Close family — grandparents, aunts, uncles, and first cousins — should be considered first. But then, who else? Here are a few types guests to mull over before you lick stamps and send everyone a formal invitation.
Distant relatives should be considered after immediate family. Maybe there are some distant family members who have a special bond with you child, but they have not seen your kiddo since the last family reunion two years ago. In this kind of circumstance, you need to consider whether or not this person has regular contact with your child. Do they speak to you kid on phone or Skype often? Are they even friends on Facebook? If so, invite away! If not, don’t guilt yourself into inviting them. If you or the bar mitzvah boy does not have a close relationship to this person, it is okay to leave them off the list. And the same reasoning should be applied towards your friends.
Also keep in mind that distant relatives that you’re not close with may attend out of a sense of duty, not because they really want to be there for the big day.
Distant close relatives
What about close relatives, such as aunts, uncles, and first cousins you or your child has an acrimonious relationship with?
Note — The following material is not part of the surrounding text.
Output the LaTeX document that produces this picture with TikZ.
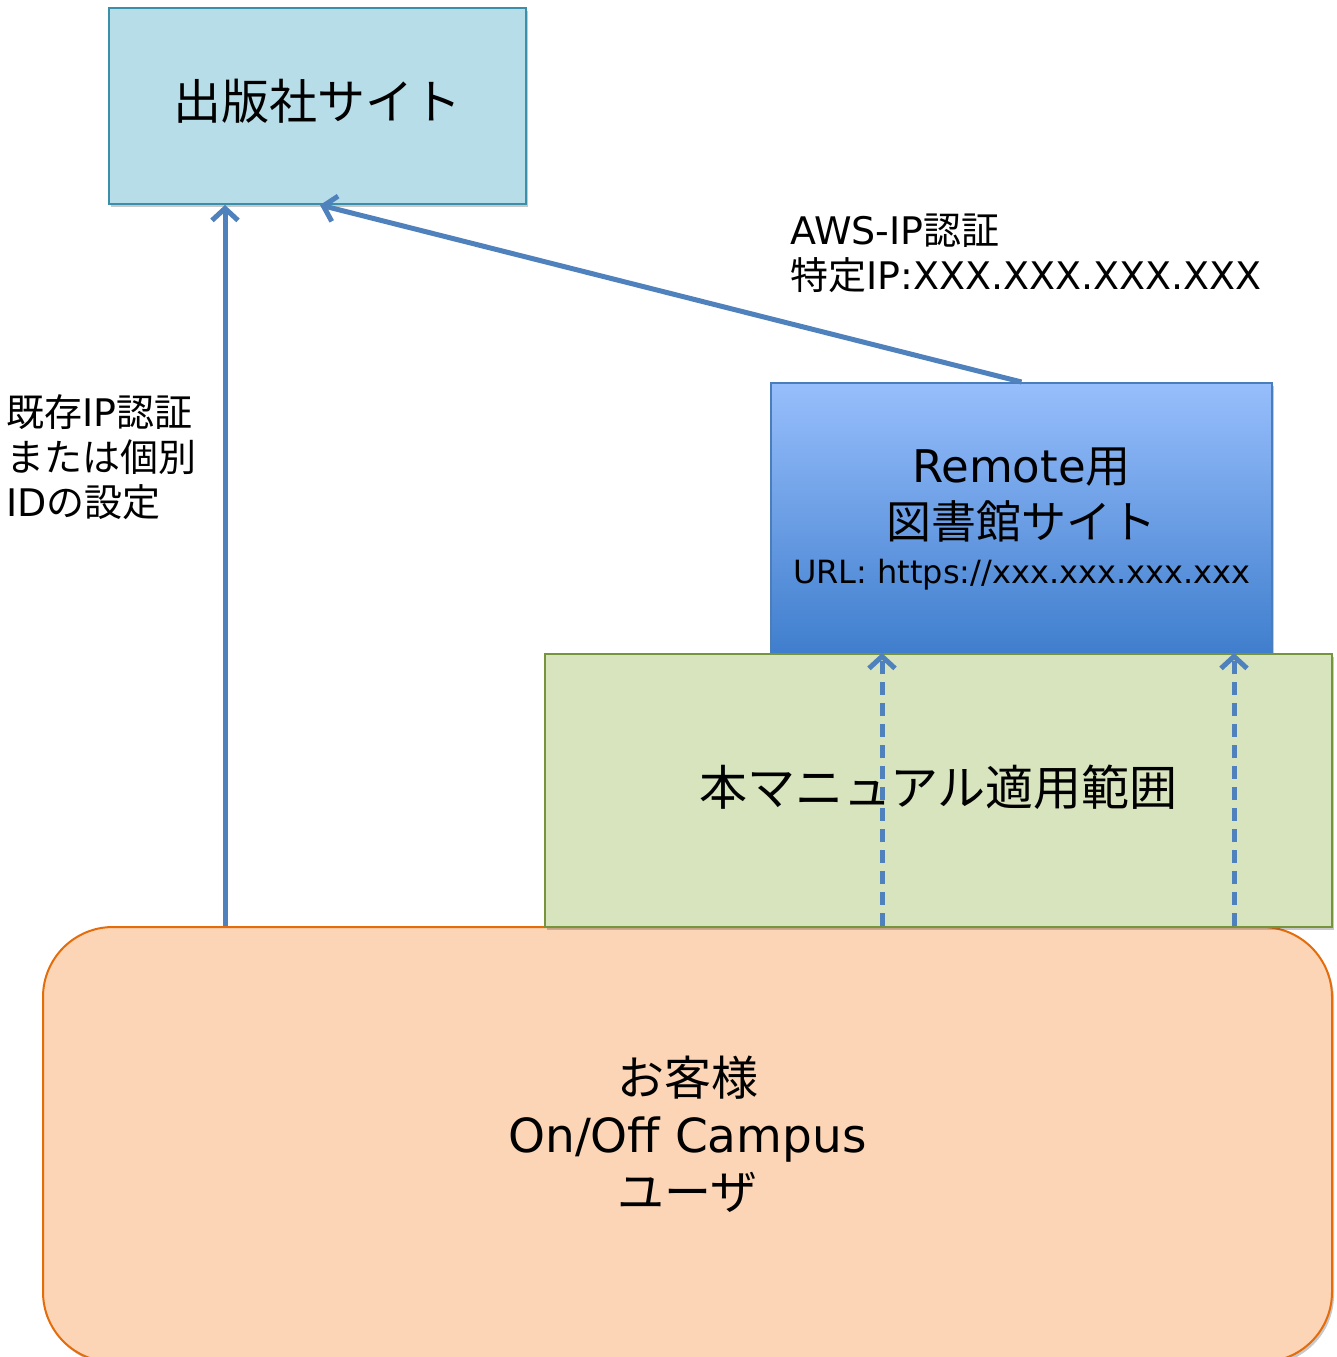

For instance, if your son’s first-cousin, Michael, always picks on him, it may seem unfair to invite Mean Mike to your child’s bar mitzvah. Yet, he is your kid’s cousin and your nephew. Michael, though a nuisance, should be invited — but keep him far away from your child.
And make sure to check his pockets for hard candy he may be planning on throwing during the bar mitzvah service.
Another type of family member you may want to consider is someone like your troubled brother Maxwell, your kid’s Uncle Max, who may not stay in touch with the family and has a history of stirring the pot. This is a guest that you, your kid, and your spouse need to have a discussion about. Consider whether this person is particularly close to your son, you, your spouse, or someone special who is attending the bar mitzvah, like your mother or father. Maxwell may be a misfit, but his presence might mean the world to your mother-in-law.
Your kid’s friends and Hebrew classmates
Your child is becoming an adult and it’s okay for you to encourage him to make good decisions about who he includes during the special moments of his life. So, let him decide, and if you’re concerned about money, budget him to a certain amount of guests.
The only sticky situation that can come of this situation is if your temple requires you to invite your child’s entire Hebrew class to his bar mitzvah. In this instance, do as your temple instructs and then adjust your guest list accordingly. Believe us, there is a method to that kind of madness.
Co-workers and bosses are another grey area. It seems rude not to invite the people you spend most of your time with, but it is not. Yes, you do see your boss and your co-workers for eight or nine hours, five days a week, but proximity does not necessarily foster close interpersonal relationships. If you do not have personal relationships with these people, leave them off the list. That is unless your boss makes it known she wants to attend — in that case, you may want to invite her.